My fifth great-grandfather, Valentine Ephraim Wheeler, was born February 14, 1725, in Rehoboth, Massachusetts. On April 19, 1775, he fought the British at Lexington in the first battle of the Revolutionary War, going on to serve as a Captain in the New York Regiment of Militia. Valentine Wheeler, an American patriot, died October 12, 1791, and is buried in the Valley View Cemetery, Dover Plains, New York.
On December 15, 1791, two months after Valentine died, the Second Amendment to the United States Constitution was ratified, along with nine other articles of the Bill of Rights. And though we can’t know for certain, I have a feeling that given the time in which he lived and the part he played in the War of Independence, he would have looked kindly upon legislation ensuring a well-regulated militia and his right to keep and bear arms.
For the purpose of this discussion, though, an understanding of the times in which the 2nd Amendment was crafted is important, especially since “arms” from that era bear no resemblance whatsoever to the vast array of powerful weaponry available today. Simply put, the guns known to those deliberating this important amendment consisted of the various muzzle loading rifles, muskets and flintlock pistols used in combat against the British and, needless to say, none among those early legislators could have envisioned the plethora of armament now available for both military and civilian use.
Assuming, for a moment, that Valentine Wheeler was skilled in the use of a muzzle loading rifle, the multi-step process for firing required that he pour measured powder down the barrel, place a patch and ball on the muzzle, push the ball into the barrel and then using a ramrod, force the ball all the way down. Following these steps in the heat of battle meant that, at best, he would be able to fire only three rounds per minute, each with a muzzle velocity of 1,000 feet per second and a maximum effective range of 50 meters.
In contrast, the typical modern-day AR-15 holds 30 bullets in a standard magazine, and can fire 45 rounds per minute with a muzzle velocity of 3,260 feet per second and a maximum effective range of 550 meters.
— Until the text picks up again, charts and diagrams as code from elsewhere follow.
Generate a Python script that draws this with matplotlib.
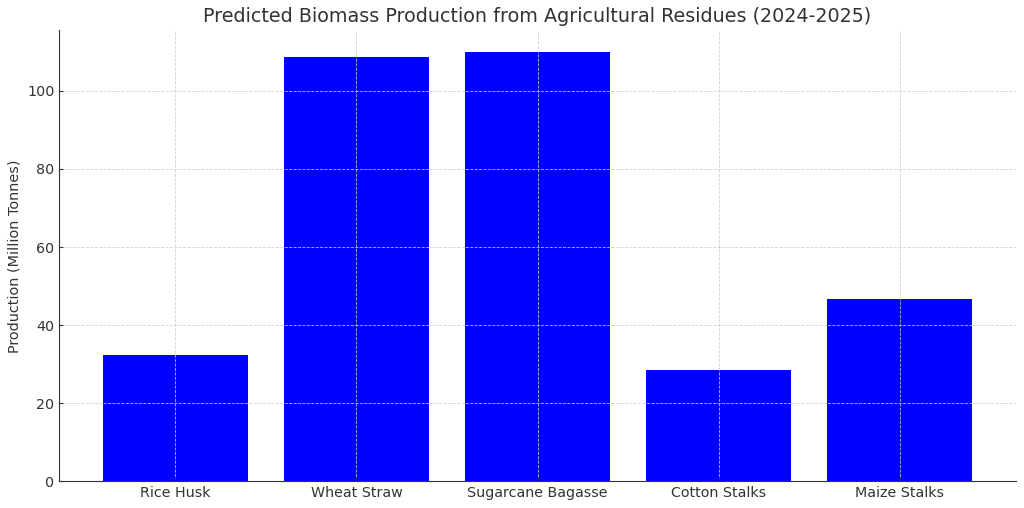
import matplotlib.pyplot as plt

# datos
residues = ['Rice Husk', 'Wheat Straw', 'Sugarcane Bagasse', 'Cotton Stalks', 'Maize Stalks']
production = [32.3, 108.7, 110.0, 28.5, 46.7]

plt.rcParams['text.color'] = '#333333'
plt.rcParams['axes.labelcolor'] = '#333333'
plt.rcParams['xtick.color'] = '#333333'
plt.rcParams['ytick.color'] = '#333333'

fig, ax = plt.subplots(figsize=(10.24, 5.08), dpi=100)
ax.bar(residues, production, color='blue', width=0.8)

ax.set_title('Predicted Biomass Production from Agricultural Residues (2024-2025)', fontsize=13.75)
ax.set_ylabel('Production (Million Tonnes)', fontsize=10.4)
ax.tick_params(direction='in', length=3, labelsize=10.3)
ax.grid(True, linestyle='--', linewidth=0.6, color='#cccccc', alpha=0.9)

ax.spines['top'].set_visible(False)
ax.spines['right'].set_visible(False)
ax.spines['left'].set_color('#333333')
ax.spines['bottom'].set_color('#333333')

plt.subplots_adjust(left=0.058, right=0.992, top=0.94, bottom=0.053)
plt.savefig('out.png')
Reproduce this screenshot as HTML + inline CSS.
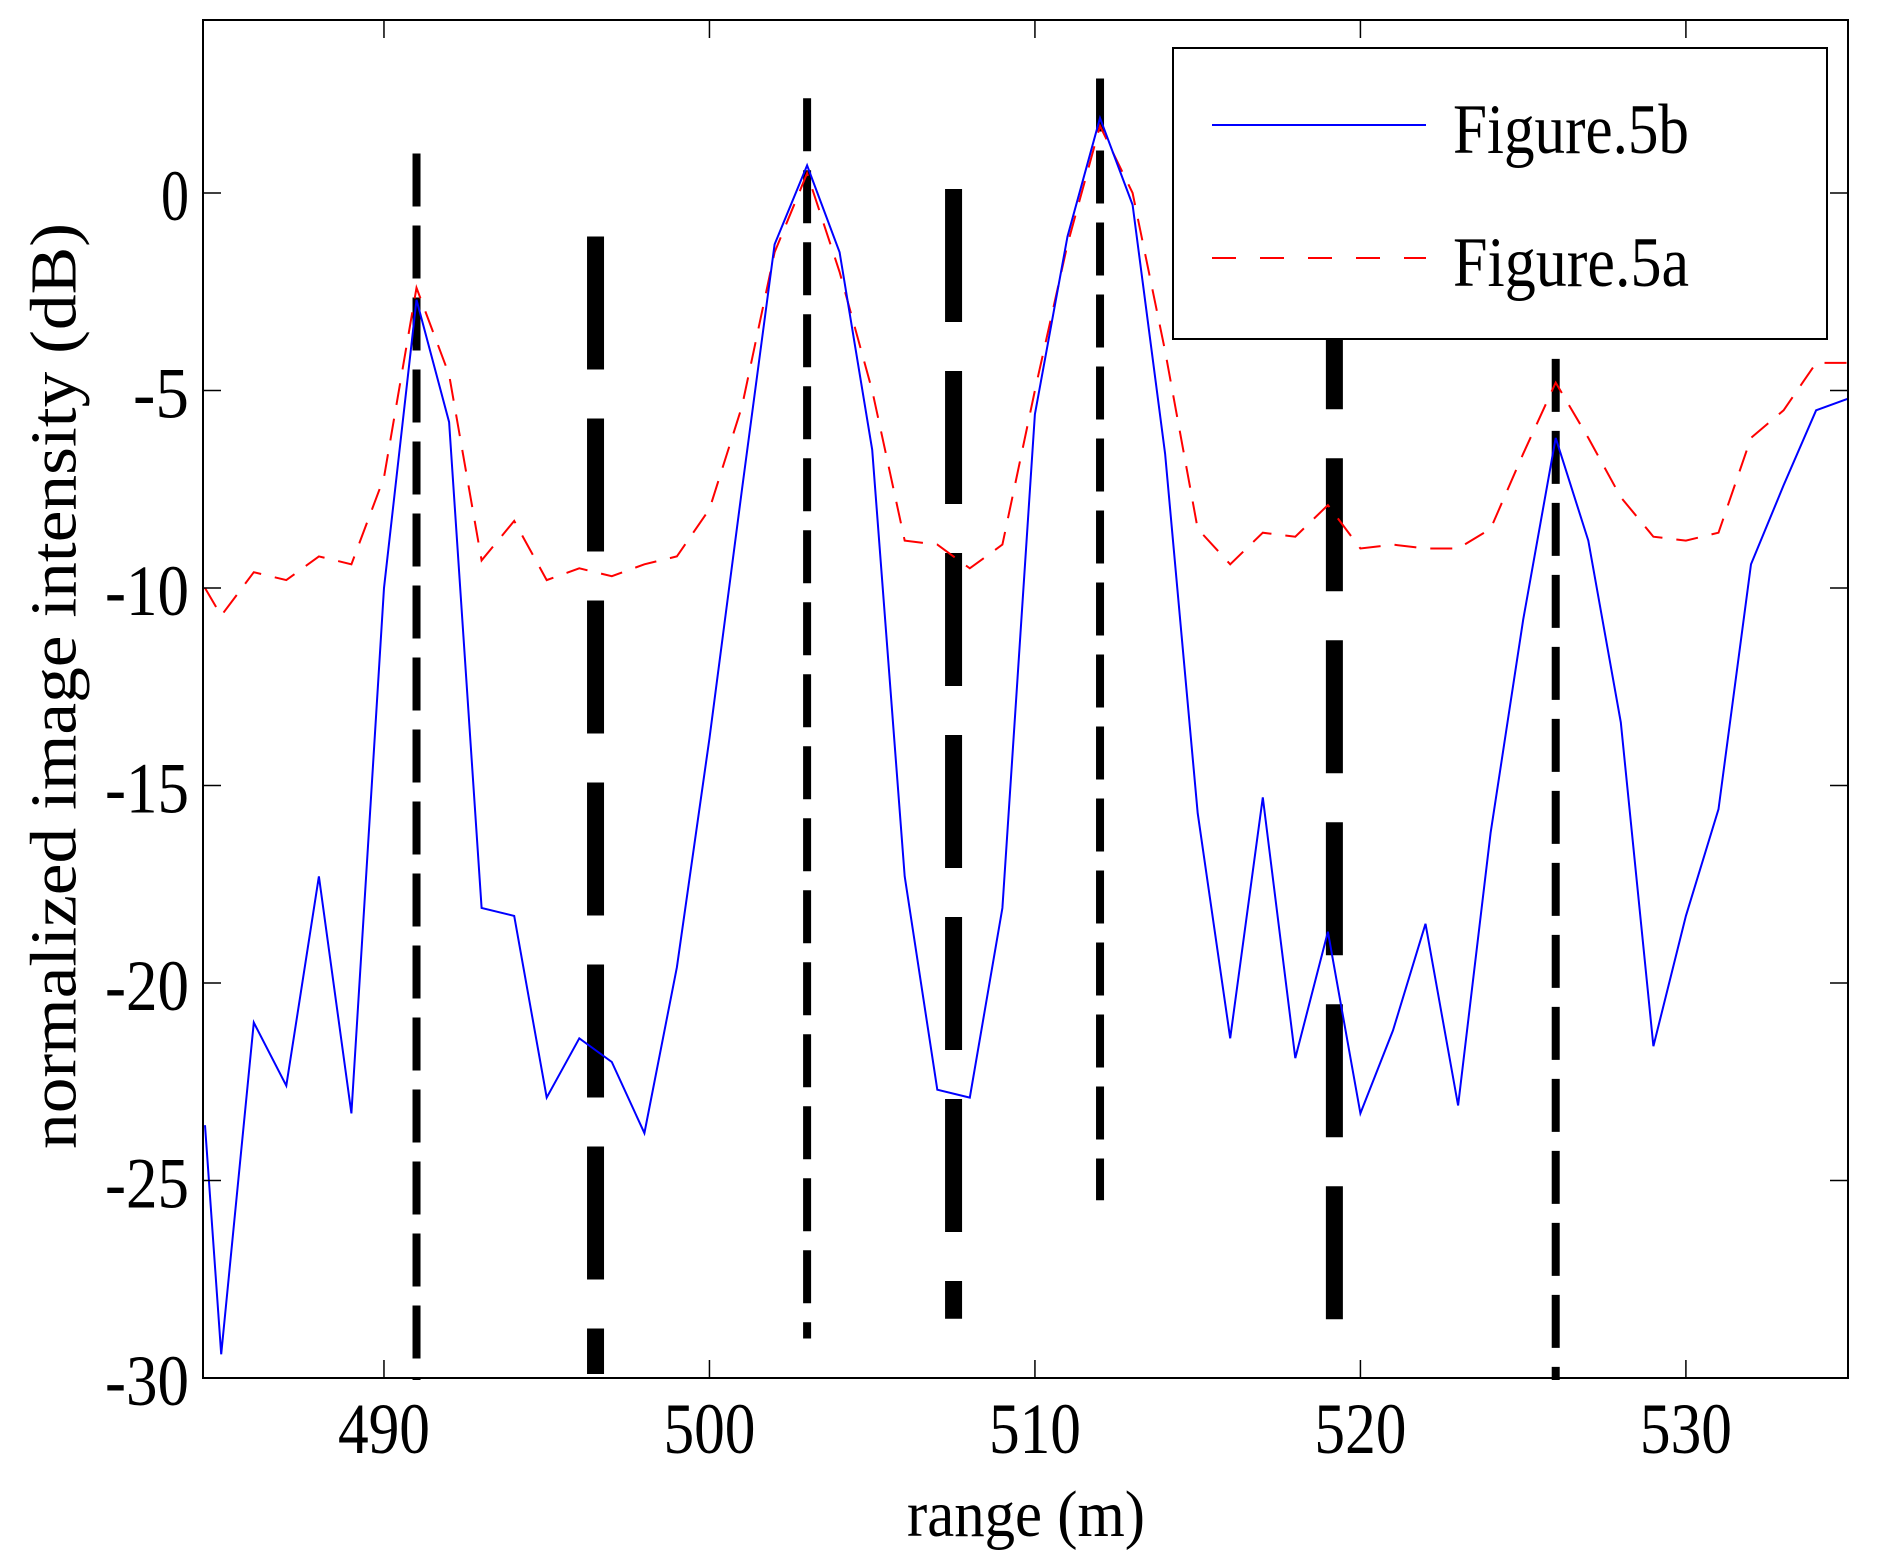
<!DOCTYPE html>
<html><head><meta charset="utf-8"><style>
html,body{margin:0;padding:0;background:#fff;}
svg{display:block;font-family:"Liberation Serif",serif;}
</style></head><body>
<svg id="chart" width="1877" height="1564" viewBox="0 0 1877 1564" xmlns="http://www.w3.org/2000/svg">
<rect width="1877" height="1564" fill="#fff"/>
<g id="marks"></g>
<g id="axes"></g>
<text x="54" y="686" transform="rotate(-90 54 686)" text-anchor="middle" dominant-baseline="central" font-size="66" textLength="926" lengthAdjust="spacingAndGlyphs">normalized image intensity (dB)</text>
<text x="1026" y="1536" text-anchor="middle" font-size="66" textLength="238" lengthAdjust="spacingAndGlyphs">range (m)</text>
<g>
<rect x="1173" y="48" width="654" height="291" fill="#fff" stroke="#000" stroke-width="2"/>
<line x1="1212" y1="125" x2="1426" y2="125" stroke="#0000ff" stroke-width="2"/>
<text x="1453" y="153" font-size="71" textLength="236" lengthAdjust="spacingAndGlyphs">Figure.5b</text>
<line x1="1212" y1="258" x2="1426" y2="258" stroke="#ff0000" stroke-width="2" stroke-dasharray="24,24"/>
<text x="1453" y="286" font-size="71" textLength="236" lengthAdjust="spacingAndGlyphs">Figure.5a</text>
</g>
<script>
const rangeX = [484.5,485,486,487,488,489,490,491,492,493,494,495,496,497,498,499,500,501,502,503,504,505,506,507,508,509,510,511,512,513,514,515,516,517,518,519,520,521,522,523,524,525,526,527,528,529,530,531,532,533,534,535];
const fig5b = [-23.6,-29.4,-21,-22.6,-17.3,-23.3,-10,-2.7,-5.8,-18.1,-18.3,-22.9,-21.4,-22,-23.8,-19.6,-13.8,-7.5,-1.3,0.7,-1.5,-6.5,-17.3,-22.7,-22.9,-18.1,-5.6,-1.1,1.9,-0.3,-6.6,-15.7,-21.4,-15.3,-21.9,-18.7,-23.3,-21.2,-18.5,-23.1,-16.2,-10.8,-6.2,-8.8,-13.4,-21.6,-18.3,-15.6,-9.4,-7.4,-5.5,-5.2];
const fig5a = [-10.0,-10.7,-9.6,-9.8,-9.2,-9.4,-7.2,-2.4,-4.6,-9.3,-8.3,-9.8,-9.5,-9.7,-9.4,-9.2,-8.0,-5.4,-1.5,0.5,-2.0,-5.0,-8.8,-8.9,-9.5,-8.9,-5.0,-1.3,1.7,0.0,-4.0,-8.5,-9.4,-8.6,-8.7,-7.9,-9.0,-8.9,-9.0,-9.0,-8.5,-6.6,-4.8,-6.2,-7.7,-8.7,-8.8,-8.6,-6.2,-5.5,-4.3,-4.3];
const markerX = [491, 496.5, 503, 507.5, 512, 519.2, 526];
const markerTop = [1.0, -1.1, 2.4, 0.1, 2.9, 2.5, -4.2];
const markerBottom = [-30.05, -29.9, -29.0, -28.5, -25.5, -29.5, -30.05];
const markerHeavy = [0, 1, 0, 1, 0, 1, 0];
const xTicks = [490, 500, 510, 520, 530];
const yTicks = [0, -5, -10, -15, -20, -25, -30];

const L=203, R=1848, T=20, B=1378, X0=484.44, X1=534.98, Y0=-30, Y1=4.38;
const sx = v => L + (v - X0) / (X1 - X0) * (R - L);
const sy = v => B - (v - Y0) / (Y1 - Y0) * (B - T);
const NS = "http://www.w3.org/2000/svg";
const marks = document.getElementById('marks');
const axes = document.getElementById('axes');
function mk(tag, attrs, parent){ const e=document.createElementNS(NS,tag); for(const k in attrs) e.setAttribute(k,attrs[k]); parent.appendChild(e); return e; }

const clip = mk('clipPath',{id:'clipArea'},marks);
mk('rect',{x:L,y:T,width:R-L,height:B-T},clip);

markerX.forEach((xv,i)=>{
  const heavy = markerHeavy[i]===1;
  const ln = mk('line',{x1:sx(xv),x2:sx(xv),y1:sy(markerTop[i]),y2:Math.min(sy(markerBottom[i]),B+6),stroke:'#000','stroke-width':heavy?17:8,'stroke-dasharray':heavy?'133,49':'53,19'},marks);
  
  
});

const pts = arr => arr.map((v,i)=>sx(rangeX[i]).toFixed(1)+','+sy(v).toFixed(1)).join(' ');
const red = mk('polyline',{points:pts(fig5a),fill:'none',stroke:'#ff0000','stroke-width':2,'stroke-dasharray':'22,14','clip-path':'url(#clipArea)'},marks);


const blue = mk('polyline',{points:pts(fig5b),fill:'none',stroke:'#0000ff','stroke-width':2,'clip-path':'url(#clipArea)'},marks);



const frame = mk('rect',{x:L,y:T,width:R-L,height:B-T,fill:'none',stroke:'#000','stroke-width':2},axes);



xTicks.forEach(v=>{
  const x=sx(v);
  mk('line',{x1:x,x2:x,y1:B,y2:B-18,stroke:'#000','stroke-width':1.5},axes);
  mk('line',{x1:x,x2:x,y1:T,y2:T+18,stroke:'#000','stroke-width':1.5},axes);
  const t = mk('text',{x:x,y:1453,'text-anchor':'middle','font-size':72,textLength:92,lengthAdjust:'spacingAndGlyphs'},axes);
  t.textContent = String(v);
  
  
});
yTicks.forEach(v=>{
  const y=sy(v);
  mk('line',{x1:L,x2:L+18,y1:y,y2:y,stroke:'#000','stroke-width':1.5},axes);
  mk('line',{x1:R,x2:R-18,y1:y,y2:y,stroke:'#000','stroke-width':1.5},axes);
  const s = String(v);
  const t = mk('text',{x:189,y:y+27,'text-anchor':'end','font-size':72,textLength:(s.length*28),lengthAdjust:'spacingAndGlyphs'},axes);
  t.textContent = s;
  
  
});
</script>
</svg>
</body></html>
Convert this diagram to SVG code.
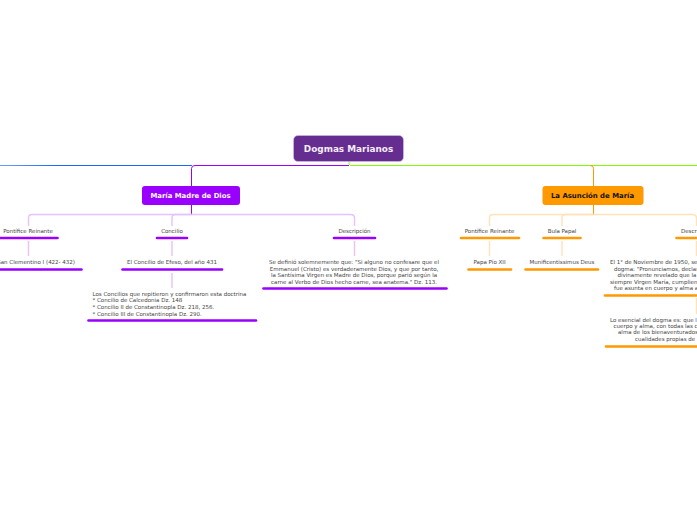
<svg xmlns="http://www.w3.org/2000/svg" width="697" height="520" viewBox="0 0 697 520">
<style>
text{font-family:"DejaVu Sans",Verdana,sans-serif;text-anchor:middle}
.t{font-size:5.5px;fill:#444}
.l{text-anchor:start}
.e{text-anchor:end}
.m{font-size:6.9px;font-weight:700}
.c{fill:none;stroke-width:1}
.pl{stroke:#e6c2ff;stroke-width:1.400}
.ol{stroke:#ffe2b8;stroke-width:1.400}
.pu{stroke:#9900ff;stroke-width:2.600;stroke-linecap:round;fill:none}
.or{stroke:#ff9900;stroke-width:2.600;stroke-linecap:round;fill:none}
</style>
<defs><linearGradient id="bl" x1="0" x2="1" y1="0" y2="0"><stop offset="0" stop-color="#66a3ff"/><stop offset=".3" stop-color="#1a66ff"/></linearGradient></defs>
<rect width="697" height="520" fill="#fff"/>
<g id="connectors">
<rect x="0" y="165" width="192" height="1" fill="url(#bl)"/>
<path class="c" stroke="#9900ff" d="M349 165.500H195Q191.500 165.500 191.500 168.500V186"/>
<path class="c" stroke="#80ff00" d="M349 161V163.500Q349 165.500 351 165.500H697"/>
<path class="c" stroke="#ff9900" d="M590 165.500Q593.500 165.500 593.500 168.500V186"/>
<path class="c" stroke="#9900ff" d="M191.500 205V215"/>
<path class="c pl" d="M191.500 214.500H32Q28.500 214.500 28.500 218V226M28.500 241V256"/>
<path class="c pl" d="M191.500 214.500H175.500Q172 214.500 172 218V226M172 241V256M172 273V288"/>
<path class="c pl" d="M191.500 214.500H350.500Q354.500 214.500 354.500 218V226M354.500 241V256"/>
<path class="c" stroke="#ff9900" d="M593.500 205V215"/>
<path class="c ol" d="M593.500 214.500H493Q489.500 214.500 489.500 218V226M489.500 241V256"/>
<path class="c ol" d="M593.500 214.500H565.500Q562 214.500 562 218V226M562 241V256"/>
<path class="c ol" d="M593.500 214.500H692Q696.500 214.500 696.500 218V226M696.500 241V256M696.500 298V314"/>
</g>
<g id="root"><rect x="293.500" y="135.500" width="110" height="26" rx="4.500" fill="#662d91" stroke="#d9c8e8" stroke-width=".5"/><text x="348.500" y="152" font-size="8.900" font-weight="700" fill="#f4eef8">Dogmas Marianos</text></g>
<g id="maria"><rect x="142" y="186" width="98" height="19" rx="3" fill="#9900ff"/><text class="m" x="190.500" y="198" fill="#fff">María Madre de Dios</text></g>
<g id="asuncion"><rect x="542.500" y="186" width="101" height="19" rx="3" fill="#ff9900"/><text class="m" x="592.500" y="198" fill="#111">La Asunción de María</text></g>
<g id="n1"><text class="t" x="28" y="233">Pontífice Reinante</text><path class="pu" d="M0 238H57.500"/></g>
<g id="n2"><text class="t" x="172" y="233">Concilio</text><path class="pu" d="M157 238H187"/></g>
<g id="n3"><text class="t" x="354.500" y="233">Descripción</text><path class="pu" d="M334 238H375"/></g>
<g id="n4"><text class="t e" x="75" y="264">San Clementino I (422- 432)</text><path class="pu" d="M0 269.500H81.500"/></g>
<g id="n5"><text class="t" x="172" y="264">El Concilio de Efeso, del año 431</text><path class="pu" d="M122.500 269.500H222"/></g>
<g id="n6"><text class="t l" x="92.500" y="296">Los Concilios que repitieron y confirmaron esta doctrina</text><text class="t l" x="92.500" y="302">* Concilio de Calcedonia Dz. 148</text><text class="t l" x="92.500" y="309">* Concilio II de Constantinopla Dz. 218, 256.</text><text class="t l" x="92.500" y="315.500">* Concilio III de Constantinopla Dz. 290.</text><path class="pu" d="M88.500 320.500H256"/></g>
<g id="n7"><text class="t" x="354" y="264">Se definió solemnemente que: "Si alguno no confesare que el</text><text class="t" x="354" y="270.500">Emmanuel (Cristo) es verdaderamente Dios, y que por tanto,</text><text class="t" x="354" y="277">la Santísima Virgen es Madre de Dios, porque parió según la</text><text class="t" x="354" y="283.500">carne al Verbo de Dios hecho carne, sea anatema." Dz. 113.</text><path class="pu" d="M263.500 288.500H446.500"/></g>
<g id="n8"><text class="t" x="489.500" y="233">Pontífice Reinante</text><path class="or" d="M461 238H519"/></g>
<g id="n9"><text class="t" x="562" y="233">Bula Papal</text><path class="or" d="M543.500 238H580.500"/></g>
<g id="n10"><text class="t l" x="681" y="233">Descripción</text><path class="or" d="M676.500 238H697"/></g>
<g id="n11"><text class="t" x="489.500" y="264">Papa Pío XII</text><path class="or" d="M468.500 269.500H511"/></g>
<g id="n12"><text class="t" x="562" y="264">Munificentissimus Deus</text><path class="or" d="M525.500 269.500H598"/></g>
<g id="n13"><text class="t l" x="610" y="264">El 1° de Noviembre de 1950, se</text><text class="t l" x="614" y="270.500">dogma: "Pronunciamos, declar</text><text class="t l" x="617.500" y="277">divinamente revelado que la</text><text class="t l" x="610" y="283.500">siempre Virgen María, cumplien</text><text class="t l" x="614" y="290">fue asunta en cuerpo y alma a</text><path class="or" d="M605 295.500H697"/></g>
<g id="n14"><text class="t l" x="610" y="322">Lo esencial del dogma es: que l</text><text class="t l" x="613.500" y="328">cuerpo y alma, con todas las c</text><text class="t l" x="618" y="334">alma de los bienaventurados</text><text class="t l" x="635" y="340.500">cualidades propias de</text><path class="or" d="M606 346.500H697"/></g>
</svg>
As we know, arms of this sort have become today’s “weapon of choice” for mass murderers, especially since they can be equipped with extended magazines and further modified to fire in fully automatic mode.
Clearly, the 2nd Amendment was created in and for a very different period of time, but it is not the only antiquated portion of the Bill of Rights. The 3rd Amendment, for example, assures us that soldiers may not be quartered in private homes without the owner’s consent. That is good to know, but while I celebrate the fact that an army platoon cannot bivouac in my living room, I find myself conducting a risk assessment every time I venture out to the mall, a musical presentation, or even a 4th of July parade.
It is important to pause here and emphasize that I am not among the absolutist anti-gun crowd … much to the contrary. I am a retired police officer who qualified with a range of sidearms and long guns over the course of my career … my grandfather was a gunsmith, a prison armorer, and a Life Member of the NRA … and my mother was captain of her high school rifle team. In other words, I grew up around firearms and am both comfortable and competent in their use.
My personal familiarity with guns aside, there is no rational reason for assault weapons to be in the hands of civilians. Those sorts of arms, which are designed and intended for the battlefield, pose an extraordinary public safety risk which, as evidence has repeatedly shown, make it easier for shooters to kill more people more quickly.
I sometimes wonder what it would be like for one of our ancestors to return, briefly, to our present-day world for a visit. What, for example, would Valentine Wheeler – who fought for “Life, Liberty and the Pursuit of Happiness” – have to say of our preposterous failure, as a people, to ban a device that has contributed to so much carnage and misery.
Amanda Gorman, the 2017 National Youth Poet Laureate, captures the essence of this argument perfectly:
It takes a monster to kill children, but to watch monsters kill children again and again and do nothing isn’t just insanity – it’s inhumanity.